Banking Sector Supervision
Oman’s banking sector includes:
- Conventional banks: Bank Muscat (largest), National Bank of Oman, Oman Arab Bank, HSBC Oman, Bank Dhofar, and others
- Islamic banks: Bank Nizwa, Alizz Islamic Bank (merged into Oman Arab Bank), and Islamic windows of conventional banks
- Specialised banks: Oman Housing Bank, Bank Sohar
The CBO supervises capital adequacy, liquidity, credit risk, and corporate governance across the banking system. Oman’s banking sector is well-capitalised by international standards, with non-performing loan ratios that are moderate relative to peers.

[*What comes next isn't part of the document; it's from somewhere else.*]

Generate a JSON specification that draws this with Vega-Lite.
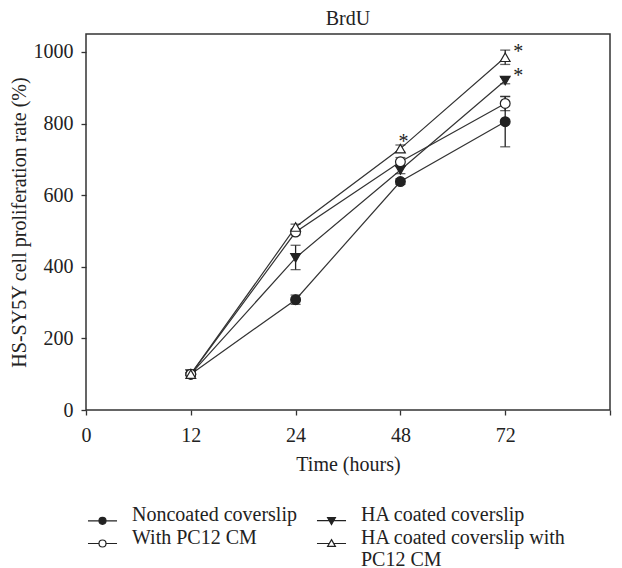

Financial Sector Development
Under Vision 2040, the CBO has a mandate to deepen Oman’s financial sector:
Islamic finance: Oman only permitted Islamic banking from 2012 — later than most GCC peers. Islamic banking has grown rapidly and now represents approximately 15-20% of banking assets.
Fintech regulation: The CBO operates a regulatory sandbox for fintech innovators, and has issued regulations for digital payments, open banking, and electronic money.
Capital market development: In coordination with the Capital Market Authority (CMA), the CBO supports deeper financial markets — corporate bond issuance, sukuk, and derivative instruments.